### SHORT PROBLEM
Transcribe all of the material exactly. Any picture in it should be left out.

### GIVEN MATERIAL
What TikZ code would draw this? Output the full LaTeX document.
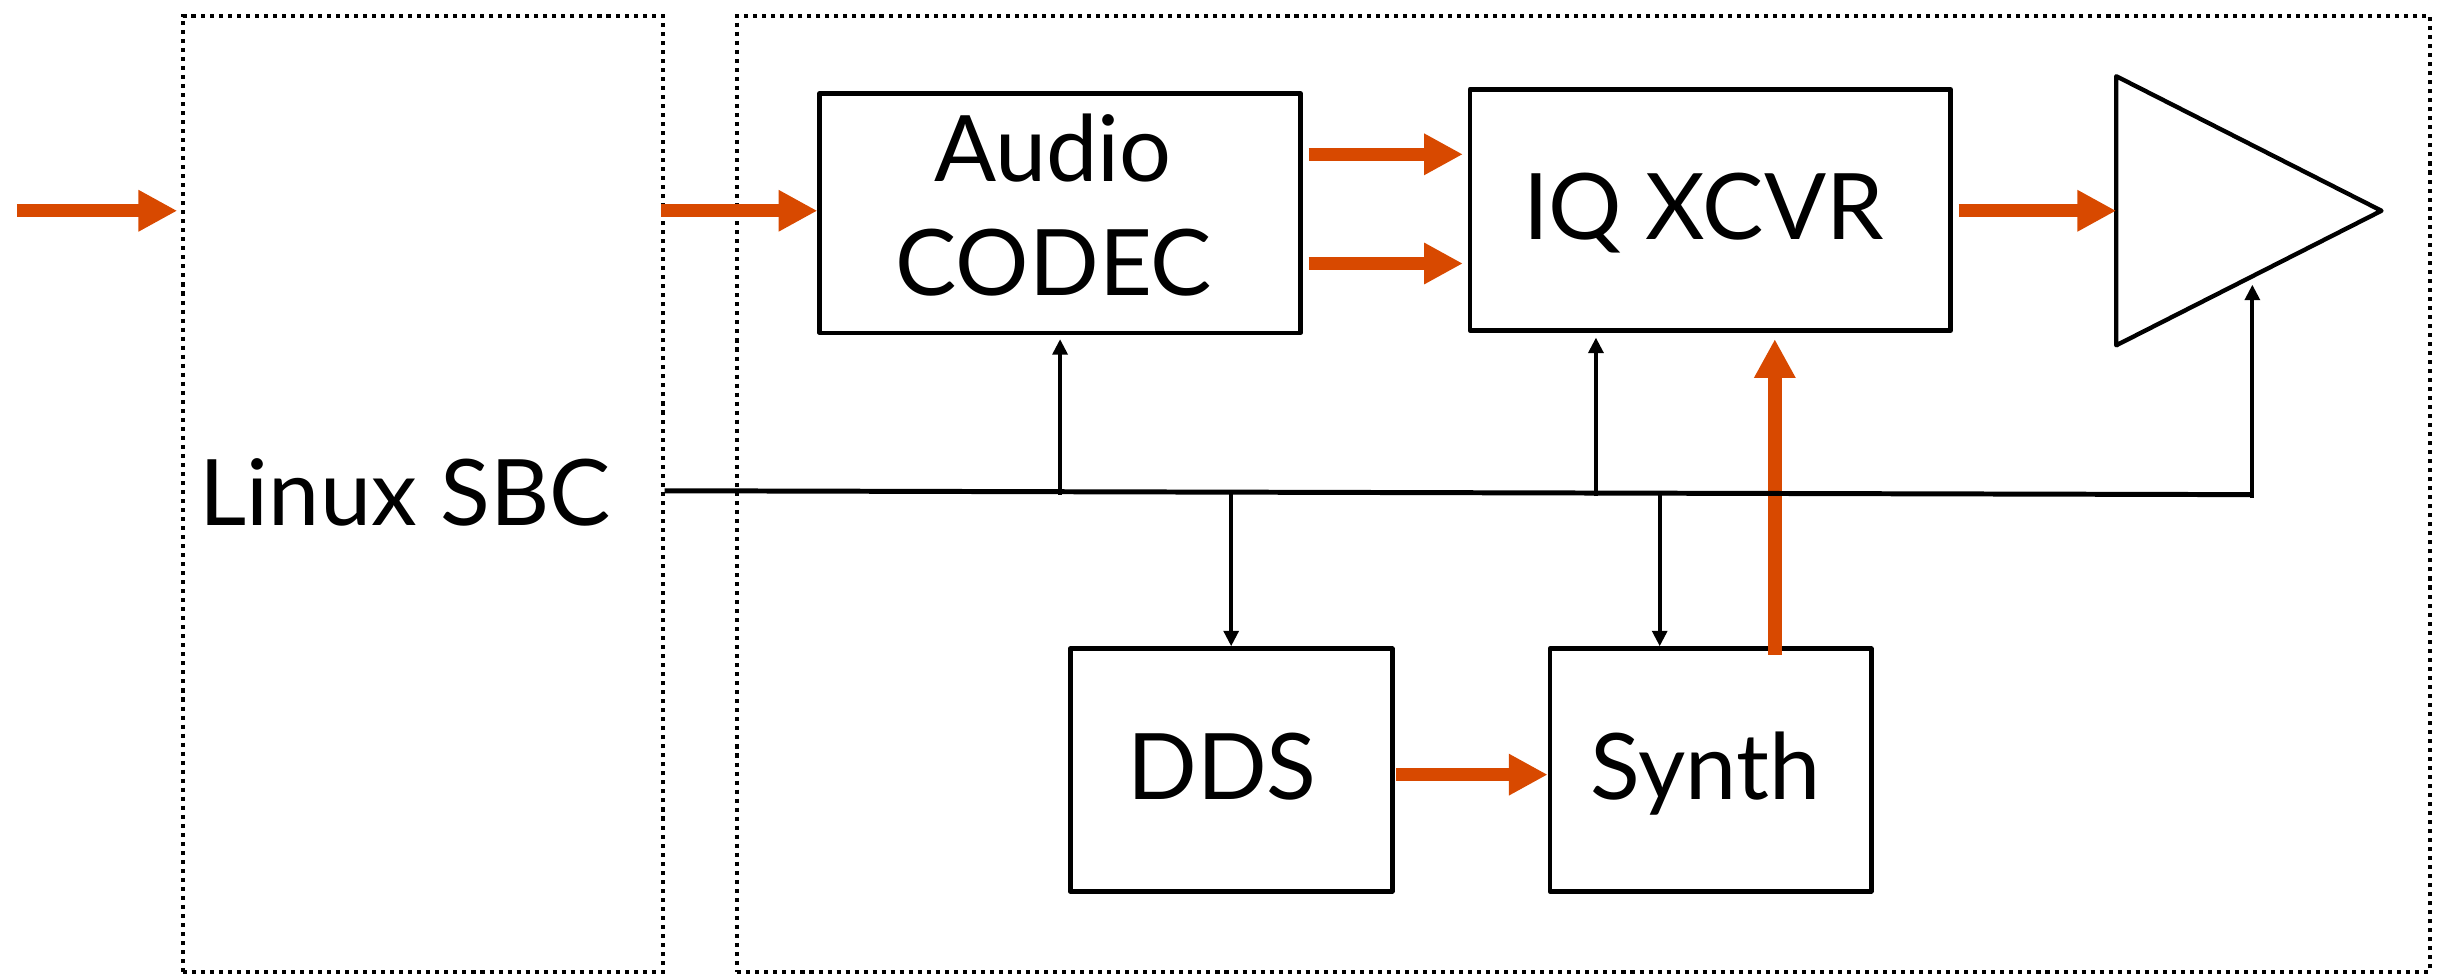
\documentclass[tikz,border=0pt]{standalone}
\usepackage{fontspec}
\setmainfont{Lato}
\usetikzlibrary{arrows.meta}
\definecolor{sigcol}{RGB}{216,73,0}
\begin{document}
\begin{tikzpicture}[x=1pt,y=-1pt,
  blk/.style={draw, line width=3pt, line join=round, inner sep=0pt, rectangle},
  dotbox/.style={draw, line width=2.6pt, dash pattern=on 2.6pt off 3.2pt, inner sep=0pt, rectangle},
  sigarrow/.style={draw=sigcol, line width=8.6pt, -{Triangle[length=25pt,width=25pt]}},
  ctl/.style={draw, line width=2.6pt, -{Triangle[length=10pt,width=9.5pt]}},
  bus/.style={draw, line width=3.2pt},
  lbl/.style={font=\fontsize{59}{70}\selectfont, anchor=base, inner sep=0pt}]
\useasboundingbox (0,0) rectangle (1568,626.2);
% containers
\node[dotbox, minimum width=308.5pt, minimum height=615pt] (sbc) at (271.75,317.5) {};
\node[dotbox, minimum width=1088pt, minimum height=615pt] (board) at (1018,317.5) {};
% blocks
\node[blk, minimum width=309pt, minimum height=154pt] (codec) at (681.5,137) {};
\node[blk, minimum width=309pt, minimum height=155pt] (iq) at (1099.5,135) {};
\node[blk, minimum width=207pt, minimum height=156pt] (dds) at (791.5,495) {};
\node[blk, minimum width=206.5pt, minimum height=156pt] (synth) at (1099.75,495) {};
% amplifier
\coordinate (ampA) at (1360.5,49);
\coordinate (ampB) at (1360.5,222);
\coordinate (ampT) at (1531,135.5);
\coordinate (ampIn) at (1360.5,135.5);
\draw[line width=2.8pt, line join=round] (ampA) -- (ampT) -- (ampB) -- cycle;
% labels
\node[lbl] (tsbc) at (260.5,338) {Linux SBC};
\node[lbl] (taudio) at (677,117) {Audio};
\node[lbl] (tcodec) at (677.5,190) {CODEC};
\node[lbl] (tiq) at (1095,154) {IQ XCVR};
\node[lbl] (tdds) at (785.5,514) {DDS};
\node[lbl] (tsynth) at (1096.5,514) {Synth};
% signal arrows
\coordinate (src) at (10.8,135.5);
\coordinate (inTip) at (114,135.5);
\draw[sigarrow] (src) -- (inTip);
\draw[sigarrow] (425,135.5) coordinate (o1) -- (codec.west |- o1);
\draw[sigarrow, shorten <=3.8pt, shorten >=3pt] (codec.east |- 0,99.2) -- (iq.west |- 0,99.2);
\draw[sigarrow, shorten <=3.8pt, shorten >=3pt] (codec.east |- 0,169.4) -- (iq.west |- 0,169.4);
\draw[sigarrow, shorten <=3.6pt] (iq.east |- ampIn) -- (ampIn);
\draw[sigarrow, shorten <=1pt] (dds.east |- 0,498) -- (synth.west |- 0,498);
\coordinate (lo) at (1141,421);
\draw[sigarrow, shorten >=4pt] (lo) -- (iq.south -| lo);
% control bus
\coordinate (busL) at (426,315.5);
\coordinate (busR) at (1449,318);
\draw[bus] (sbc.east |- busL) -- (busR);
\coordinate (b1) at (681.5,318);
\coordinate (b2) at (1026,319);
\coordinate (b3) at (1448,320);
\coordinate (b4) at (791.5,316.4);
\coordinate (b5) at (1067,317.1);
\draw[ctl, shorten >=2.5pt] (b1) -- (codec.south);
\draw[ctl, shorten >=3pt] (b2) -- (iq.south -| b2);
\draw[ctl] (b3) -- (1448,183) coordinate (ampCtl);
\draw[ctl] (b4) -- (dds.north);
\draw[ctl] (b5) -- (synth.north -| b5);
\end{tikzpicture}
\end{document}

### SOLUTION TO THIS TASK
What TikZ code would draw this? Output the full LaTeX document.
\documentclass[tikz,border=0pt]{standalone}
\usepackage{fontspec}
\setmainfont{Lato}
\usetikzlibrary{arrows.meta}
\definecolor{sigcol}{RGB}{216,73,0}
\begin{document}
\begin{tikzpicture}[x=1pt,y=-1pt,
  blk/.style={draw, line width=3pt, line join=round, inner sep=0pt, rectangle},
  dotbox/.style={draw, line width=2.6pt, dash pattern=on 2.6pt off 3.2pt, inner sep=0pt, rectangle},
  sigarrow/.style={draw=sigcol, line width=8.6pt, -{Triangle[length=25pt,width=25pt]}},
  ctl/.style={draw, line width=2.6pt, -{Triangle[length=10pt,width=9.5pt]}},
  bus/.style={draw, line width=3.2pt},
  lbl/.style={font=\fontsize{59}{70}\selectfont, anchor=base, inner sep=0pt}]
\useasboundingbox (0,0) rectangle (1568,626.2);
% containers
\node[dotbox, minimum width=308.5pt, minimum height=615pt] (sbc) at (271.75,317.5) {};
\node[dotbox, minimum width=1088pt, minimum height=615pt] (board) at (1018,317.5) {};
% blocks
\node[blk, minimum width=309pt, minimum height=154pt] (codec) at (681.5,137) {};
\node[blk, minimum width=309pt, minimum height=155pt] (iq) at (1099.5,135) {};
\node[blk, minimum width=207pt, minimum height=156pt] (dds) at (791.5,495) {};
\node[blk, minimum width=206.5pt, minimum height=156pt] (synth) at (1099.75,495) {};
% amplifier
\coordinate (ampA) at (1360.5,49);
\coordinate (ampB) at (1360.5,222);
\coordinate (ampT) at (1531,135.5);
\coordinate (ampIn) at (1360.5,135.5);
\draw[line width=2.8pt, line join=round] (ampA) -- (ampT) -- (ampB) -- cycle;
% labels
\node[lbl] (tsbc) at (260.5,338) {Linux SBC};
\node[lbl] (taudio) at (677,117) {Audio};
\node[lbl] (tcodec) at (677.5,190) {CODEC};
\node[lbl] (tiq) at (1095,154) {IQ XCVR};
\node[lbl] (tdds) at (785.5,514) {DDS};
\node[lbl] (tsynth) at (1096.5,514) {Synth};
% signal arrows
\coordinate (src) at (10.8,135.5);
\coordinate (inTip) at (114,135.5);
\draw[sigarrow] (src) -- (inTip);
\draw[sigarrow] (425,135.5) coordinate (o1) -- (codec.west |- o1);
\draw[sigarrow, shorten <=3.8pt, shorten >=3pt] (codec.east |- 0,99.2) -- (iq.west |- 0,99.2);
\draw[sigarrow, shorten <=3.8pt, shorten >=3pt] (codec.east |- 0,169.4) -- (iq.west |- 0,169.4);
\draw[sigarrow, shorten <=3.6pt] (iq.east |- ampIn) -- (ampIn);
\draw[sigarrow, shorten <=1pt] (dds.east |- 0,498) -- (synth.west |- 0,498);
\coordinate (lo) at (1141,421);
\draw[sigarrow, shorten >=4pt] (lo) -- (iq.south -| lo);
% control bus
\coordinate (busL) at (426,315.5);
\coordinate (busR) at (1449,318);
\draw[bus] (sbc.east |- busL) -- (busR);
\coordinate (b1) at (681.5,318);
\coordinate (b2) at (1026,319);
\coordinate (b3) at (1448,320);
\coordinate (b4) at (791.5,316.4);
\coordinate (b5) at (1067,317.1);
\draw[ctl, shorten >=2.5pt] (b1) -- (codec.south);
\draw[ctl, shorten >=3pt] (b2) -- (iq.south -| b2);
\draw[ctl] (b3) -- (1448,183) coordinate (ampCtl);
\draw[ctl] (b4) -- (dds.north);
\draw[ctl] (b5) -- (synth.north -| b5);
\end{tikzpicture}
\end{document}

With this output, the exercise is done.